When reached by IndieWire, spokespeople for Amazon Prime Video and NBC Sports declined comment on the reported bids. Netflix did not immediately respond.
The pending ESPN deal allows for a small number of races to stream exclusively on ESPN+, but most races will air on linear television via ABC or ESPN. (Each serious bidder for F1 racing had a streaming component to their offer; John Malone, the owner of F1 through his Liberty Media company, understands the value of cable better than anybody.) While live sports and streaming are just feeling each other out — “Thursday Night Football” is moving to Amazon Prime Video and Apple TV+ has a Friday night Major League Baseball package — linear television is still the main place to be.
The 2021 Formula 1 season was the most-watched ever on American television.

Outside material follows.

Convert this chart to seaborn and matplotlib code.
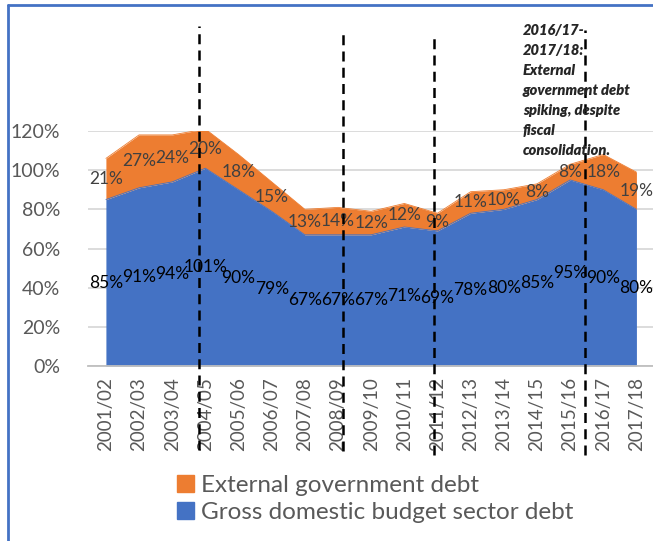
import numpy as np
import matplotlib.pyplot as plt
import seaborn as sns
from matplotlib.lines import Line2D
from matplotlib.patches import Patch

# Dữ liệu (% GDP)
years = ["2001/02", "2002/03", "2003/04", "2004/05", "2005/06", "2006/07",
         "2007/08", "2008/09", "2009/10", "2010/11", "2011/12", "2012/13",
         "2013/14", "2014/15", "2015/16", "2016/17", "2017/18"]
domestic = [85, 91, 94, 101, 90, 79, 67, 67, 67, 71, 69, 78, 80, 85, 95, 90, 80]
external = [21, 27, 24, 20, 18, 15, 13, 14, 12, 12, 9, 11, 10, 8, 8, 18, 19]

# vị trí các đường đứt nét (theo trục x)
event_pos = [2.80, 7.15, 9.90, 14.45]
note = ("2016/17-\n2017/18:\nExternal\ngovernment debt\n"
        "spiking, despite\nfiscal\nconsolidation.")

blue = "#4472C4"
orange = "#ED7D31"
grey = "#595959"

sns.set_style("white")
plt.rcParams["font.family"] = ["Lato", "DejaVu Sans"]

fig = plt.figure(figsize=(6.53, 5.41), dpi=100)
ax = fig.add_axes([88 / 653, (541 - 366) / 541, (653 - 88) / 653, 235 / 541])

x = np.arange(len(years))
dom = np.array(domestic) / 100
ext = np.array(external) / 100
ax.stackplot(x, dom, ext, colors=[blue, orange], linewidth=0, zorder=2)
sns.lineplot(x=x, y=dom + ext, color=orange, lw=0.6, ax=ax, zorder=2)
sns.lineplot(x=x, y=dom, color=blue, lw=0.6, ax=ax, zorder=2)

for i in x:
    ax.text(i, dom[i] / 2, f"{domestic[i]}%", ha="center", va="center",
            fontsize=12.5, color="black", zorder=4)
    ax.text(i, dom[i] + ext[i] / 2, f"{external[i]}%", ha="center",
            va="center", fontsize=12.5, color="#404040", zorder=4)

ax.set_xlim(-0.54, 15.85)
ax.set_ylim(0, 1.2)
ax.set_xticks(x)
ax.set_xticklabels(years, rotation=90)
ax.set_xticks(np.arange(-0.5, len(years), 1), minor=True)
ax.tick_params(axis="x", which="major", length=0, pad=8, labelsize=13.5,
               colors=grey)
ax.tick_params(axis="x", which="minor", length=7, width=1, color="#bfbfbf")
yt = np.arange(0, 1.21, 0.2)
ax.set_yticks(yt)
ax.set_yticklabels([f"{round(v * 100)}%" for v in yt])
ax.tick_params(axis="y", length=0, pad=20, labelsize=14, colors=grey)
ax.yaxis.grid(True, color="#d9d9d9", lw=1.3)
ax.set_axisbelow(True)
for s in ["top", "right", "left"]:
    ax.spines[s].set_visible(False)
ax.spines["bottom"].set_color("#bfbfbf")
ax.spines["bottom"].set_linewidth(1.3)
ax.set_xlabel("")
ax.set_ylabel("")

# đường đứt nét
tops = [1.445, 1.435, 1.415, 1.43]
bottoms = [-0.357, -0.36, -0.379, -0.379]
ax.vlines(event_pos, bottoms, tops, transform=ax.get_xaxis_transform(),
          clip_on=False, colors="black", linestyles=(0, (4, 2.5)), lw=1.8,
          zorder=5)

fig.text(523 / 653, 1 - 24 / 541, note, fontsize=10.5, weight="heavy",
         style="italic", va="top", ha="left", linespacing=1.64)

handles = [Patch(color=orange), Patch(color=blue)]
fig.legend(handles, ["External government debt", "Gross domestic budget sector debt"],
           loc="upper left", bbox_to_anchor=(155 / 653, 1 - 453 / 541),
           frameon=False, fontsize=17.5, handlelength=0.7, handleheight=0.7,
           handletextpad=0.3, labelspacing=0.25, labelcolor=grey)

# khung viền xanh
fig.add_artist(Line2D([8 / 653, 8 / 653], [0, 1 - 5 / 541], color=blue, lw=2))
fig.add_artist(Line2D([8 / 653, 1], [1 - 5 / 541, 1 - 5 / 541], color=blue, lw=2))

fig.savefig("out.png", dpi=100)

All told, with races airing on ABC, ESPN and ESPN2, the 2021 F1 season averaged 934,000 viewers per race in 2021. That shattered the previous season-long record of an average of 748,000 viewers way back in 1995.

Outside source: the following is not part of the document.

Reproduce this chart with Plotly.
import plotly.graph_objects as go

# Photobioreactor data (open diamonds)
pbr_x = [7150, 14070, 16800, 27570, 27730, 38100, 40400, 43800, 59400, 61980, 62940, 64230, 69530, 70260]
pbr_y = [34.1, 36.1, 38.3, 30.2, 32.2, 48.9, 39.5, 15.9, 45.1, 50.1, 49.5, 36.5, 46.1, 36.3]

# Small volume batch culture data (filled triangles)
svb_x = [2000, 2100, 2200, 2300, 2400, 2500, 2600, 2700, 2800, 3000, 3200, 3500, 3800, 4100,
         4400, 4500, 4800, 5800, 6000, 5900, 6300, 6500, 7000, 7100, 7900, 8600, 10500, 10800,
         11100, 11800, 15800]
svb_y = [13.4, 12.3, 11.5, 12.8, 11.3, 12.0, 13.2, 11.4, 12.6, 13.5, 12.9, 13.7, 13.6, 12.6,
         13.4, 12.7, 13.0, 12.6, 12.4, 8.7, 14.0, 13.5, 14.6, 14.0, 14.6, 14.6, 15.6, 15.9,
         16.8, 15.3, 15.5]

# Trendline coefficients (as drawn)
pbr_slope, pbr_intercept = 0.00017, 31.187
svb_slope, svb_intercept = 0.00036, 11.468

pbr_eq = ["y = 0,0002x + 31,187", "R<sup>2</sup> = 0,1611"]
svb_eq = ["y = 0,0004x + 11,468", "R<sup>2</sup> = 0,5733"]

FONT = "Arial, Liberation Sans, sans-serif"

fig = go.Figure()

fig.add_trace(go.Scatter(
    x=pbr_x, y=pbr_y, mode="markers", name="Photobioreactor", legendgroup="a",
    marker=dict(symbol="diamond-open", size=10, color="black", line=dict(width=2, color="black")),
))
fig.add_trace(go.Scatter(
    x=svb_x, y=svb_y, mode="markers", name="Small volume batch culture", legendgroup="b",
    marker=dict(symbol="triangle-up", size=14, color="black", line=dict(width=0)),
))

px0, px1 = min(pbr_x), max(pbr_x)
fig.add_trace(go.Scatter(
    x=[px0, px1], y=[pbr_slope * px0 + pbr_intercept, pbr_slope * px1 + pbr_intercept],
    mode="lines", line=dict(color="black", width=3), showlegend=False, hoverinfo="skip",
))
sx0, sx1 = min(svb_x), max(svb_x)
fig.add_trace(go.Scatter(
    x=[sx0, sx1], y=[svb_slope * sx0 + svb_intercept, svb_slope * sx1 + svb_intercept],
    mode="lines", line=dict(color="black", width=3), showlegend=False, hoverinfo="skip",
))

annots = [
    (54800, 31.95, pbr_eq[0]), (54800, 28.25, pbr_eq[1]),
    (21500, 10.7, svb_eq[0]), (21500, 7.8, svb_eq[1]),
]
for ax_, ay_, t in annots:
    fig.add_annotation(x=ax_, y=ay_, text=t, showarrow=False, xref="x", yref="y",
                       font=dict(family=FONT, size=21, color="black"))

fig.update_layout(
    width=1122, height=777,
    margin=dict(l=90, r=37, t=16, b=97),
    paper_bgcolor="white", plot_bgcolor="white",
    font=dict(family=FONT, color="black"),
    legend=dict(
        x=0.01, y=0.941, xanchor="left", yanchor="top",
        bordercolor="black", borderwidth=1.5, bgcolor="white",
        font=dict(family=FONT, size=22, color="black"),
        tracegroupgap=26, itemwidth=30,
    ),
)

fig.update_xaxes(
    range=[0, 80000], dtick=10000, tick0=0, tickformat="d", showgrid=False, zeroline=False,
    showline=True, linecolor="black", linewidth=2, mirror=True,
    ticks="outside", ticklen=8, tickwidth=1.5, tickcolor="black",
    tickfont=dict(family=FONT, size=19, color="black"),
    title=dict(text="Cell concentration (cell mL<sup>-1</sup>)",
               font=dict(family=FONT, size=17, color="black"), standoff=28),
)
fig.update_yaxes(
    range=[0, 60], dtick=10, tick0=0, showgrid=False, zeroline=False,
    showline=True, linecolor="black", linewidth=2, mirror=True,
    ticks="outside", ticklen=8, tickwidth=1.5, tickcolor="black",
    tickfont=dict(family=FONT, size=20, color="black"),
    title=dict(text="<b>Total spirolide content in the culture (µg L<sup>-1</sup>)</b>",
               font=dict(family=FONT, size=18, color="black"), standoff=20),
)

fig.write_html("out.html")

Through nine races in the 2022 season, viewership is up big from last year’s record. The current season is averaging 1.3 million viewers per race, which is about 40 percent better than 2021. Last month’s Miami Grand Prix averaged 2.6 million viewers, the most ever in the U.S. for a live F1 telecast.
Of course, all of that linear television success follows the streaming success of a very popular F1 docuseries. Season 4 of “Formula 1: Drive to Survive” debuted as the number five show on Netflix for the week of March 7-13, with more than 28 million hours viewed in just five days, according to the streaming service’s Top 10 website. The following week, Season 4’s first full week of availability, it climbed to fourth with just over 29 million hours.
“Formula 1: Drive to Survive” debuted in 2019; Netflix was not publicly sharing viewership data when any of the previous three seasons premiered. In May, Netflix renewed “Drive to Survive” for another two seasons. For the real thing, check out ESPN. After this price hike, they could use the advertising revenue.